The news is flush with stories of "record highs" in the U.S. stock market, but all of the stories I see make the error of looking at nominal prices and excluding the effect of dividends (and inflation since they are looking at nominal prices).
If you look at real values, and assume dividends are fully re-invested, you can come up with a chart for the S&P500 that looks like this:
This graph shows you that the recent news saying we've reached record highs since 2007 is misleading. The true value of stocks has just barely reached a new high since September 2000, 13 years ago!
This means that an investor who, on September 2000, put money in an ETF like SPY and dutifully reinvested all their dividends for 13 years would have about the same purchasing power today as back then -- zero real return!

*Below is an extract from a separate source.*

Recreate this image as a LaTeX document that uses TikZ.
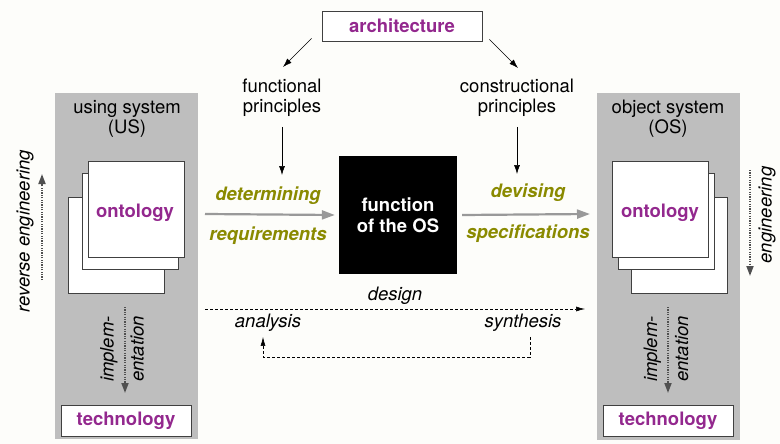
\documentclass[tikz,border=0pt]{standalone}
\usepackage{fontspec}
\setmainfont{TeX Gyre Heros}
\usetikzlibrary{arrows.meta,calc}
\definecolor{bg}{HTML}{FDFDFA}
\definecolor{panelgray}{HTML}{BEBEBE}
\definecolor{purp}{HTML}{93288E}
\definecolor{oliv}{RGB}{138,138,0}
\definecolor{garrow}{HTML}{999999}
\definecolor{darr}{HTML}{505050}
\begin{document}
\begin{tikzpicture}[x=1pt,y=-1pt,
  every node/.style={inner sep=0pt, font=\fontsize{18.5}{20}\selectfont},
  panelbox/.style={fill=panelgray, minimum width=143pt, minimum height=346pt},
  pagebox/.style={draw=black!75, fill=white, line width=0.8pt, minimum width=96pt, minimum height=96pt},
  techbox/.style={draw=black!75, fill=white, line width=0.8pt, minimum width=130pt, minimum height=31pt, text=purp, font=\fontsize{18.5}{20}\selectfont\bfseries},
  purptext/.style={text=purp, font=\fontsize{18.5}{20}\selectfont\bfseries},
  olivtext/.style={text=oliv, font=\fontsize{18.5}{20}\selectfont\bfseries\itshape},
  ittext/.style={font=\fontsize{18.5}{20}\selectfont\itshape},
  blkarrow/.style={-{Latex[length=9pt,width=6pt]}, line width=0.6pt},
  grarrow/.style={draw=garrow, line width=2.2pt, -{Triangle[length=13pt,width=9pt]}},
  dotarrow/.style={draw=darr, line width=1.8pt, dash pattern=on 1.2pt off 1.2pt, -{Triangle[length=10pt,width=7pt]}},
  dasharrow/.style={dash pattern=on 3pt off 2pt, line width=0.6pt, -{Latex[length=9pt,width=5pt]}}
]
\fill[bg] (0,0) rectangle (780,444);
\useasboundingbox (0,0) rectangle (780,444);

% panels
\node[panelbox] (usp) at (126.5,266) {};
\node[panelbox] (osp) at (668,266.5) {};
\node[align=center] (ust) at (127,119) {using system\\(US)};
\node[align=center] (ost) at (668,119) {object system\\(OS)};

% left ontology stack
\node[pagebox] (lb) at (116,245) {};
\node[pagebox] (lm) at (130,221) {};
\node[pagebox] (lf) at (136,209) {};
\node[purptext] (lo) at (135,213) {ontology};
% right ontology stack
\node[pagebox] (rb) at (679,245) {};
\node[pagebox] (rm) at (666,221) {};
\node[pagebox] (rf) at (660,209) {};
\node[purptext] (ro) at (660,213) {ontology};

% technology
\node[techbox] (lt) at (126,420.5) {technology};
\node[techbox] (rt) at (668,420.5) {technology};

% implementation arrows
\coordinate (li1) at (125,307);
\coordinate (li2) at (125,393);
\draw[dotarrow] (li1) -- (li2);
\node[ittext, rotate=90, align=center] (lim) at (122,349) {implem-\\[10pt]entation};
\coordinate (ri1) at (668,307);
\coordinate (ri2) at (668,393);
\draw[dotarrow] (ri1) -- (ri2);
\node[ittext, rotate=90, align=center] (rim) at (666,349) {implem-\\[11pt]entation};

% reverse engineering / engineering
\node[ittext, rotate=90] (reveng) at (25,231) {reverse engineering};
\coordinate (re1) at (42,280);
\coordinate (re2) at (42,174);
\draw[dotarrow] (re1) -- (re2);
\node[ittext, rotate=90] (eng) at (767,215) {engineering};
\coordinate (en1) at (750,170);
\coordinate (en2) at (750,276);
\draw[dotarrow] (en1) -- (en2);

% architecture
\node[draw=black!75, fill=white, line width=0.8pt, minimum width=160pt, minimum height=30pt, purptext] (arch) at (402,26) {architecture};
\node[align=center] (fp) at (282,98) {functional\\principles};
\node[align=center] (cp) at (517,98) {constructional\\principles};
\draw[blkarrow] ($(arch.south west)+(-10,-3)$) -- ($(fp.north)+(1,-12)$);
\draw[blkarrow] ($(arch.south east)+(7,-2)$) -- ($(cp.north)+(1,-11)$);
\coordinate (fpe) at (282,175);
\coordinate (cpe) at (517,174);
\draw[blkarrow] ($(fp.south)+(0,10)$) -- (fpe);
\draw[blkarrow] ($(cp.south)+(0,10)$) -- (cpe);

% function box
\node[fill=black, minimum width=118pt, minimum height=118pt, text=white, align=center,
      font=\fontsize{18.5}{21}\selectfont\bfseries] (fbox) at (398,215) {function\\of the OS};

% grey arrows
\coordinate (gl) at (205,214);
\coordinate (gr) at (590,214);
\draw[grarrow] (gl) -- ($(fbox.west)+(-4,0)$);
\draw[grarrow] ($(fbox.east)+(5,0)$) -- (gr);
\node[olivtext] (det) at (268,196) {determining};
\node[olivtext] (req) at (268,236) {requirements};
\node[olivtext] (dev) at (528,193) {devising};
\node[olivtext] (spec) at (528,234) {specifications};

% design / analysis / synthesis
\coordinate (d1) at (205,309);
\coordinate (d2) at (585,309);
\draw[dasharrow] (d1) -- (d2);
\node[ittext] (des) at (395,296) {design};
\node[ittext] (ana) at (268,323) {analysis};
\node[ittext] (syn) at (523,323) {synthesis};
\draw[dasharrow] ($(syn.south)+(7,5)$) -- ++(0,20) -| ($(ana.south)+(-5,5)$);
\end{tikzpicture}
\end{document}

Let's take a different look at the historical data. The graph below shows how many months the market has gone without hitting a new real, dividend-reinvested high.
You can see that there have been many periods of "drought" in the market. Interestingly, the period in the 1970s and early 1980s was 12 years in length, and the period we have been in since 2000 lasted 12.5 years... two samples don't make for proof, but it is interesting that the two big droughts in modern times were of very similar lengths. It's also interesting that the famous "Death of Equities" article that appeared in Business Week was written after 7 or 8 of the drought years, and the recent financial crisis was also 7 or 8 years into the drought. I don't know as much about the history of the droughts in the '40s.
If the news of record highs is making you nervous and prompting you to sell (thinking that stocks have had a good run), look at this graph and ask yourself whether zero real return over 13 years is really a "good run."
If anything, the past history shows that long periods of zero real returns (the last being from 1972 to 1984) are followed by bull markets where the real return "catches up" to the long-term average of ~6%.